The United Services Organizations (USO), formed in February 1941 under President Franklin D. Roosevelt, promoted entertainment and socialization for service men. The poster advertisement for the USO Dance, “promised attendees - exclusively servicemen and USO volunteers, mostly female - that they would ‘meet friends’ and have a ‘fun, enjoyable evening’” At the USO dance he met Edith. Unfortunately because of his injury (and strict Lutheran upbringing), Cyrus did not dance, so they went out for coffee instead. He promised her that he would marry her the first night they met.

At that time Edith had other thoughts about Cyrus but agreed to go to second dance with him.

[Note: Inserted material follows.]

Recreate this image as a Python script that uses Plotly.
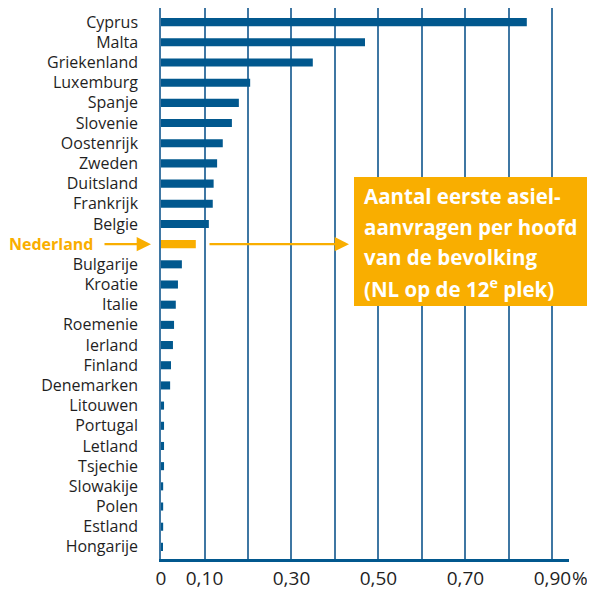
import plotly.graph_objects as go

countries = ["Cyprus", "Malta", "Griekenland", "Luxemburg", "Spanje", "Slovenie",
             "Oostenrijk", "Zweden", "Duitsland", "Frankrijk", "Belgie", "Nederland",
             "Bulgarije", "Kroatie", "Italie", "Roemenie", "Ierland", "Finland",
             "Denemarken", "Litouwen", "Portugal", "Letland", "Tsjechie", "Slowakije",
             "Polen", "Estland", "Hongarije"]
values = [0.841, 0.469, 0.349, 0.205, 0.179, 0.163,
          0.142, 0.129, 0.121, 0.119, 0.110, 0.080,
          0.048, 0.039, 0.034, 0.030, 0.0275, 0.023,
          0.021, 0.007, 0.007, 0.007, 0.007, 0.005,
          0.005, 0.005, 0.004]
tick_vals = [0, 0.1, 0.3, 0.5, 0.7, 0.9]
tick_text = ["0", "0,10", "0,30", "0,50", "0,70", "0,90"]
box_lines = ["Aantal eerste asiel-", "aanvragen per hoofd", "van de bevolking",
             "(NL op de 12<sup>e</sup> plek)"]
highlight = "Nederland"

BLUE = "#01588E"
GRID = "#3F77A3"
ORANGE = "#F9AE00"
TEXT = "#1f1f1f"
FONT = "Open Sans"

colors = [ORANGE if c == highlight else BLUE for c in countries]
ylabels = ["" if c == highlight else c for c in countries]

fig = go.Figure(go.Bar(
    x=values, y=countries, orientation="h", marker=dict(color=colors, line=dict(width=0)),
    width=0.4, hoverinfo="skip"))

# page has an 8px body margin: figure origin is at page (8, 8)
OFF = 8
W, H = 587, 582
L, R, T, B = 161 - OFF, 26, 0, 31
fig.update_layout(
    width=W, height=H, margin=dict(l=L, r=R, t=T, b=B),
    paper_bgcolor="white", plot_bgcolor="white", showlegend=False,
    font=dict(family=FONT, color=TEXT, size=16),
    xaxis=dict(range=[0, 0.938], tickvals=tick_vals, ticktext=tick_text,
               showgrid=True, gridcolor=GRID, gridwidth=1.5, zeroline=False,
               showline=True, linecolor=BLUE, linewidth=2.5, ticks="",
               tickfont=dict(size=19, family=FONT, color=TEXT),
               minor=dict(dtick=0.1, tick0=0, showgrid=True, gridcolor=GRID, gridwidth=1.5)),
    yaxis=dict(categoryorder="array", categoryarray=countries,
               tickvals=countries, ticktext=ylabels,
               range=[26.6, -0.7], showgrid=False, zeroline=False,
               showline=True, linecolor=GRID, linewidth=1.5, ticks="",
               ticklabelstandoff=18, tickfont=dict(size=16, family=FONT, color=TEXT)),
)

pw, ph = W - L - R, H - T - B
def px_x(p):
    return (p - OFF - L) / pw
def px_y(p):
    return (H - B - (p - OFF)) / ph

# "%" after last tick label
fig.add_annotation(x=0.9, xref="x", y=0, yref="paper", yshift=-19, xshift=28,
                   text="%", showarrow=False, font=dict(size=19, family=FONT, color=TEXT),
                   yanchor="middle")

# highlighted label
fig.add_annotation(xref="paper", yref="y", x=px_x(96), y=highlight, xanchor="right",
                   yanchor="middle", text=f"<b>{highlight}</b>", showarrow=False,
                   font=dict(size=16, family=FONT, color=ORANGE))

# orange box
fig.add_shape(type="rect", xref="paper", yref="paper",
              x0=px_x(354), x1=px_x(590), y0=px_y(306), y1=px_y(177),
              fillcolor=ORANGE, line=dict(width=0), layer="above")
for i, line in enumerate(box_lines):
    fig.add_annotation(xref="paper", yref="paper", x=px_x(362), y=px_y(196 + 30.5 * i),
                       text=f"<b>{line}</b>", showarrow=False, xanchor="left",
                       yanchor="middle", font=dict(size=20.5, family=FONT, color="white"))

# arrows
fig.add_annotation(xref="paper", yref="y", x=px_x(151), y=highlight, ax=-48, ay=0,
                   text="", showarrow=True, arrowhead=2, arrowsize=1.3, arrowwidth=2.2,
                   arrowcolor=ORANGE)
fig.add_annotation(xref="paper", yref="y", x=px_x(349), y=highlight, ax=-141, ay=0,
                   text="", showarrow=True, arrowhead=2, arrowsize=1.3, arrowwidth=2.2,
                   arrowcolor=ORANGE)

fig.write_html("out.html")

The night of the dance she told her mother, “This rude guy is going to come over and pick me up for the dance and he can’t even dance. Would you tell him I can’t come?” Her mother said if he was in the service, she must follow through with the date. So at the dance they just socialized. Later, they began seeing each other, double dating quite a bit with some other friends. Edith knew Cyrus had a girlfriend back home in South Dakota so she didn’t take the relationship that seriously. Cyrus had other plans. He was determined to follow through on his promise to her. They knew each other for two years before she said yes to marriage. They were married about a year later.

At that time Cy was still in the service and became a yeomen. He was in charge of assigning servicemen their duties. At the end of the war, Cy was discharged from the Navy and they got married in the old Swedish church where Edith’s mother was married and she was baptized. The next day they took a Greyhound bus to South Dakota.

Cyrus as a yeomen in Brooklyn. Contributed photo

Life was a lot different for Edith when she got to Kidder. First, she had never seen so much open land. The horizon went on forever. They lived with Cy’s parents at first and she said nobody in the family liked her (especially her mother in law) because of her “big city ways.” They were stoic devout Lutherans believing in no dancing... and no fun as it seemed to Edith. When Edith got pregnant she told Cy, “I will not have this baby in your mother’s house.” So they rented an apartment upstairs from Cyrus’ aunt.

When Edith was pregnant with her second child her mother-in-law came over and the two of them got into a huge spat. Edith was so angry she threw a pie in her mother-in-law’s face. Her mother in law left her apartment, dripping with pie and shocked. On Monday, Edith refused to go to her in-law’s house to eat. Her mother in law came over to get her and they patched things up and were good friends after that.

Adapting and changing to an entirely different environment was not easy for Edith. She wanted something different for their young family so she encouraged Cyrus to go college in Aberdeen, S.D., where they lived in married student housing on the GI Bill. Cyrus eventually became a much beloved high school teacher and counselor, eventually retiring from Pelican Rapids Minnesota. Edith went on to get a teaching and library science degree of her own. The couple had four sons, one of which this author married. The couple was married for 56 years before Cyrus passed away. Edith learned to adapt to life in the Midwest and to the people, changing her culture from big city girl to small town. “In a big city” she said, “you had to learn to get along with others.” Edith is now 96 and lives at Riverview Place in Fargo. One of her future goals is to make it to 100.